Иван Горшков дожил до 1960 года. Наверное, это был самый спокойный период его долгой, непростой жизни. С советской властью он не ссорился, хотя вороватое начальство не любил. Его не раз грозились отправить на какие-то разработки, но так и не отправили. Он ушел на 82-м году жизни. Его потомки вправе им гордиться, как и он – ими. Если бы встал сейчас Иван Николаевич, посмотрел бы на Горшковых, Исайчевых, Самойловых и других родственников, наверняка бы порадовался. А ведь ниточку жизни, которая от него пошла, легко можно было перерубить и в Первую мировую, и в Гражданскую, и во время голодомора, и в Великую Отечественную. А так, сколько внуков, правнуков и праправнуков осталось! Есть водители и слесари, бухгалтеры и учителя, шахтеры и чиновники. Есть председатель профкома знаменитого АвтоВАЗа, где в 70-е начали делать «Жигули», владелец завода, топ-менеджер крупной нефтяной компании, глава отделения известного банка, председатель райпо и другие. Кто-то работает в Мурманске и ходит по морям. Новотроицк, Оренбург, Самара, Тольятти, Москва, Воркута – такова далеко не полная география семьи, которая собирается на родине Ивана Горшкова.

После войны братья поставили сестре Лизе, которая потеряла на фронте мужа (похоронка пришла в 43-м) и уже никогда не вышла замуж, небольшой домик в Пономаревке. Скромный, но настолько теплый и уютный, что, кто бы, ни приезжал, все останавливались у нее. Удивительно, но места хватало на всех.

Если бы День Победы объявили праздничным и нерабочим не в 1965 году, а раньше, наверное, семья собиралась бы на 9 мая. Но после войны пошла традиция на Троицу, съезжаться в Пономаревку, где похоронено большинство членов семьи. Ольга, дочь Егора Ивановича, ждет всех на этот праздник. На родительскую субботу родственники, едут на кладбище в Дмитриевку, поправляют могилу и поминают Ивана Николаевича.
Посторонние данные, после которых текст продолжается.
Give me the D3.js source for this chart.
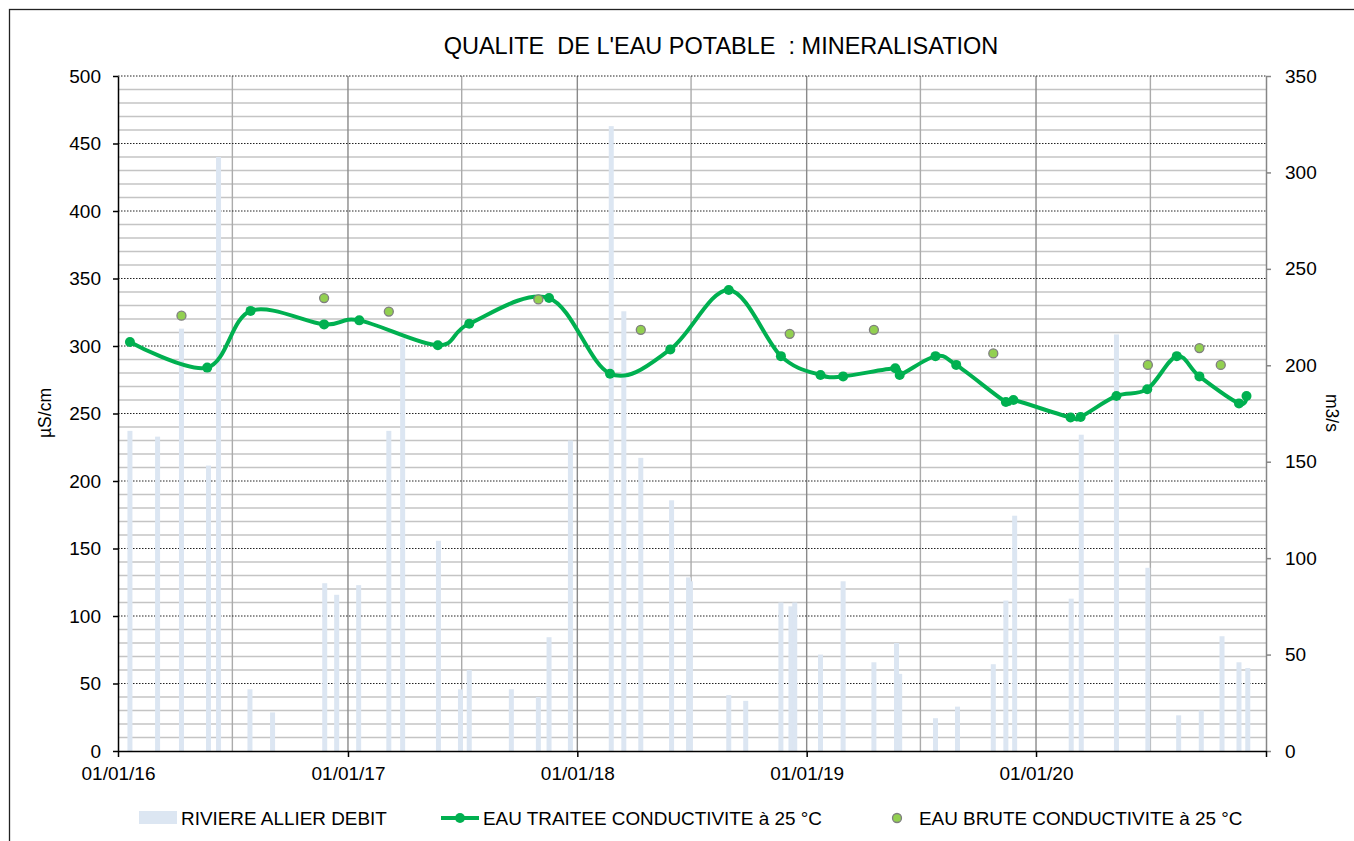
<!DOCTYPE html>
<html>
<head>
<meta charset="utf-8">
<script src="https://cdn.jsdelivr.net/npm/d3@7"></script>
<style>
	body { margin: 0; background: #fff; }
	text { font-family: "Liberation Sans", Arial, sans-serif; fill: #000; }
</style>
</head>
<body>
<script>
// River Allier flow (m3/s), right axis
var debitDates = ["2016-01-20", "2016-03-04", "2016-04-11", "2016-05-24", "2016-06-09", "2016-07-29",
	"2016-09-03", "2016-11-25", "2016-12-14", "2017-01-18", "2017-03-07", "2017-03-29", "2017-05-25",
	"2017-06-29", "2017-07-13", "2017-09-18", "2017-10-31", "2017-11-17", "2017-12-21", "2018-02-24",
	"2018-03-16", "2018-04-12", "2018-05-31", "2018-06-27", "2018-06-30", "2018-08-30", "2018-09-26",
	"2018-11-21", "2018-12-07", "2018-12-13", "2019-01-23", "2019-02-28", "2019-04-18", "2019-05-24",
	"2019-05-29", "2019-07-25", "2019-08-29", "2019-10-25", "2019-11-14", "2019-11-28", "2020-02-26",
	"2020-03-13", "2020-05-08", "2020-06-27", "2020-08-15", "2020-09-20", "2020-10-23", "2020-11-19",
	"2020-12-03"];
var debitValues = [166, 163, 219, 148, 308, 32,
	20, 87, 81, 86, 166, 214, 109,
	32, 42, 32, 28, 59, 161, 324,
	228, 152, 130, 90, 88, 29, 26,
	77, 75, 77, 50, 88, 46, 56,
	40, 17, 23, 45, 78, 122, 79,
	164, 216, 95, 18.5, 21, 59.5, 46,
	43];

// treated water conductivity (µS/cm), left axis
var traiteeDates = ["2016-01-20", "2016-05-22", "2016-07-30", "2016-11-24", "2017-01-19", "2017-05-24",
	"2017-07-13", "2017-11-17", "2018-02-22", "2018-05-29", "2018-08-30", "2018-11-21", "2019-01-23",
	"2019-02-28", "2019-05-22", "2019-05-29", "2019-07-25", "2019-08-27", "2019-11-14", "2019-11-26",
	"2020-02-25", "2020-03-12", "2020-05-08", "2020-06-26", "2020-08-12", "2020-09-17", "2020-11-19",
	"2020-12-01"];
var traiteeValues = [303, 284, 326, 316, 319, 300.5,
	316.5, 335.5, 279.5, 297.5, 341.5, 292.5, 278.5,
	277.5, 283.5, 278.5, 292.5, 286, 258.5, 260,
	247, 247.5, 263, 268, 292.5, 277.5, 257.5,
	263];

// raw water conductivity (µS/cm), left axis
var bruteDates = ["2016-04-11", "2016-11-24", "2017-03-07", "2017-10-31", "2018-04-12", "2018-12-05",
	"2019-04-18", "2019-10-25", "2020-06-27", "2020-09-17", "2020-10-21"];
var bruteValues = [322.5, 335.5, 325.5, 334.5, 312, 309,
	312, 294.5, 286, 298.5, 286];

var leftTicks = [0, 50, 100, 150, 200, 250, 300, 350, 400, 450, 500];
var rightTicks = [0, 50, 100, 150, 200, 250, 300, 350];
var yearTicks = ["2016-01-01", "2017-01-01", "2018-01-01", "2019-01-01", "2020-01-01", "2021-01-01"];

var title = "QUALITE  DE L'EAU POTABLE  : MINERALISATION";
var legendLabels = ["RIVIERE ALLIER DEBIT", "EAU TRAITEE CONDUCTIVITE à 25 °C", "EAU BRUTE CONDUCTIVITE à 25 °C"];

var width = 1354,
	height = 841;
var plot = { left: 118, right: 1266, top: 76, bottom: 751 };

var parse = d3.utcParse("%Y-%m-%d");
var fmt = d3.utcFormat("%d/%m/%y");

var x = d3.scaleUtc()
	.domain([parse("2016-01-01"), parse("2021-01-01")])
	.range([plot.left, plot.right]);
var y = d3.scaleLinear().domain([0, 500]).range([plot.bottom, plot.top]);
var yR = d3.scaleLinear().domain([0, 350]).range([plot.bottom, plot.top]);

var green = "#00b050",
	lightGreen = "#92d050",
	barBlue = "#dce6f2";

var svg = d3.select("body").append("svg")
	.attr("width", width)
	.attr("height", height);

svg.append("rect")
	.attr("width", width).attr("height", height)
	.attr("fill", "#fff");

// outer chart frame (cropped on right and bottom)
svg.append("rect")
	.attr("x", 9.5).attr("y", 9.5)
	.attr("width", 1400).attr("height", 900)
	.attr("fill", "none")
	.attr("stroke", "#222")
	.attr("stroke-width", 1.3);

svg.append("text")
	.attr("x", 721).attr("y", 54)
	.attr("text-anchor", "middle")
	.attr("font-size", 23.5)
	.style("white-space", "pre")
	.text(title);

// grid
var grid = svg.append("g");
var minor = d3.range(10, 500, 10).filter(function(v) { return v % 50 !== 0; });
grid.selectAll("line.minor")
	.data(minor)
	.enter().append("line")
		.attr("x1", plot.left).attr("x2", plot.right)
		.attr("y1", function(d) { return y(d); })
		.attr("y2", function(d) { return y(d); })
		.attr("stroke", "#c4c4c4")
		.attr("stroke-width", 1.4);

var halfYears = d3.utcMonth.every(6).range(parse("2016-07-01"), parse("2021-01-01"));
grid.selectAll("line.vert")
	.data(halfYears)
	.enter().append("line")
		.attr("x1", function(d) { return x(d); })
		.attr("x2", function(d) { return x(d); })
		.attr("y1", plot.top).attr("y2", plot.bottom)
		.attr("stroke", function(d) { return d.getUTCMonth() === 0 ? "#8a8a8a" : "#ababab"; })
		.attr("stroke-width", 1.4);

grid.selectAll("line.major")
	.data(leftTicks.slice(1))
	.enter().append("line")
		.attr("x1", plot.left).attr("x2", plot.right)
		.attr("y1", function(d) { return y(d); })
		.attr("y2", function(d) { return y(d); })
		.attr("stroke", "#222")
		.attr("stroke-width", 1)
		.attr("stroke-dasharray", "1.5,1.5");

// river flow bars
var bars = debitDates.map(function(d, i) { return { date: parse(d), value: debitValues[i] }; });
svg.append("g").selectAll("rect")
	.data(bars)
	.enter().append("rect")
		.attr("x", function(d) { return x(d.date) - 2.5; })
		.attr("width", 5)
		.attr("y", function(d) { return yR(d.value); })
		.attr("height", function(d) { return yR(0) - yR(d.value); })
		.attr("fill", barBlue);

// axes
function styleAxis(g) {
	g.attr("font-size", 19).attr("font-family", null);
	g.selectAll("text").style("font-family", '"Liberation Sans", Arial, sans-serif');
}

svg.append("g")
	.attr("transform", "translate(" + plot.left + ",0)")
	.call(d3.axisLeft(y).tickValues(leftTicks).tickSize(5).tickPadding(12).tickSizeOuter(0))
	.call(styleAxis)
	.call(function(g) { g.selectAll("line, path").attr("stroke", "#000").attr("stroke-width", 1.5); });

svg.append("g")
	.attr("transform", "translate(" + plot.right + ",0)")
	.call(d3.axisRight(yR).tickValues(rightTicks).tickSize(5).tickPadding(14).tickSizeOuter(0))
	.call(styleAxis)
	.call(function(g) { g.selectAll("line, path").attr("stroke", "#868686").attr("stroke-width", 1.5); });

svg.append("g")
	.attr("transform", "translate(0," + plot.bottom + ")")
	.call(d3.axisBottom(x)
		.tickValues(yearTicks.map(parse))
		.tickFormat(function(d) { return d.getUTCFullYear() === 2021 ? "" : fmt(d); })
		.tickSize(6).tickPadding(10).tickSizeOuter(0))
	.call(styleAxis)
	.call(function(g) { g.selectAll("line, path").attr("stroke", "#000").attr("stroke-width", 1.5); });

svg.append("text")
	.attr("transform", "translate(51,413) rotate(-90)")
	.attr("text-anchor", "middle")
	.attr("font-size", 17.5)
	.text("µS/cm");

svg.append("text")
	.attr("transform", "translate(1326,413) rotate(90)")
	.attr("text-anchor", "middle")
	.attr("font-size", 17.5)
	.text("m3/s");

// treated water line
var traitee = traiteeDates.map(function(d, i) { return { date: parse(d), value: traiteeValues[i] }; });
var line = d3.line()
	.x(function(d) { return x(d.date); })
	.y(function(d) { return y(d.value); })
	.curve(d3.curveCardinal.tension(0));

svg.append("path")
	.datum(traitee)
	.attr("d", line)
	.attr("fill", "none")
	.attr("stroke", green)
	.attr("stroke-width", 4);

svg.append("g").selectAll("circle")
	.data(traitee)
	.enter().append("circle")
		.attr("cx", function(d) { return x(d.date); })
		.attr("cy", function(d) { return y(d.value); })
		.attr("r", 5)
		.attr("fill", green);

// raw water points
var brute = bruteDates.map(function(d, i) { return { date: parse(d), value: bruteValues[i] }; });
svg.append("g").selectAll("circle")
	.data(brute)
	.enter().append("circle")
		.attr("cx", function(d) { return x(d.date); })
		.attr("cy", function(d) { return y(d.value); })
		.attr("r", 4.5)
		.attr("fill", lightGreen)
		.attr("stroke", "#7f7f7f")
		.attr("stroke-width", 1.3);

// legend
var legend = svg.append("g").attr("font-size", 18.9);
legend.append("rect")
	.attr("x", 139).attr("y", 811)
	.attr("width", 38).attr("height", 13)
	.attr("fill", barBlue);
legend.append("text").attr("x", 181).attr("y", 825).text(legendLabels[0]);

legend.append("line")
	.attr("x1", 441).attr("x2", 479)
	.attr("y1", 818).attr("y2", 818)
	.attr("stroke", green).attr("stroke-width", 4);
legend.append("circle")
	.attr("cx", 460).attr("cy", 818).attr("r", 5)
	.attr("fill", green);
legend.append("text").attr("x", 483).attr("y", 825).text(legendLabels[1]);

legend.append("circle")
	.attr("cx", 897).attr("cy", 818).attr("r", 4.5)
	.attr("fill", lightGreen)
	.attr("stroke", "#7f7f7f").attr("stroke-width", 1.3);
legend.append("text").attr("x", 919).attr("y", 825).text(legendLabels[2]);
</script>
</body>
</html>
И среди них есть… Иван Горшков, мальчишка-школьник, которого назвали в честь прапрадеда. Продолжается жизнь, продолжается семья.

… Конечно, к рассказу по дороге в аэропорт я многое добавил, поговорив с родственниками уже после возвращения домой. А тогда спросил Дениса: «Если записать, это вообще может быть интересно людям твоего поколения? Для нас — это память сердца. А для вас что?» Денис ответил: «Ты главное напиши, а потом мы сами решим». Мне хочется верить, что написанное не оставит равнодушным ни его, ни его сверстников, ни тех, кому, как мне, около 60-ти.

Кто-то достанет с антресолей старые семейные фотографии. Кто-то придет на могилу деда или прадеда. Кто-то зайдет на сайт «Подвиг народа», где выложены документы Великой Отечественной войны, чтобы узнать о подвигах предков. Память сердца должна жить вечно. Конечно, у каждого она своя. Кто-то хочет помнить, а кто-то считает, что это не важно.  А для меня память сердца — это то, что передается от одного человека к другому.

Геннадий Исайчев, г. Москва.

В тексте использованы воспоминания дочерей Елизаветы Ивановны, Анны Ивановны, внуков Виктора Горшкова, Раисы Горшковой, Александра Самойлова. Выписки из наградных листов взяты с сайта Подвиг народа.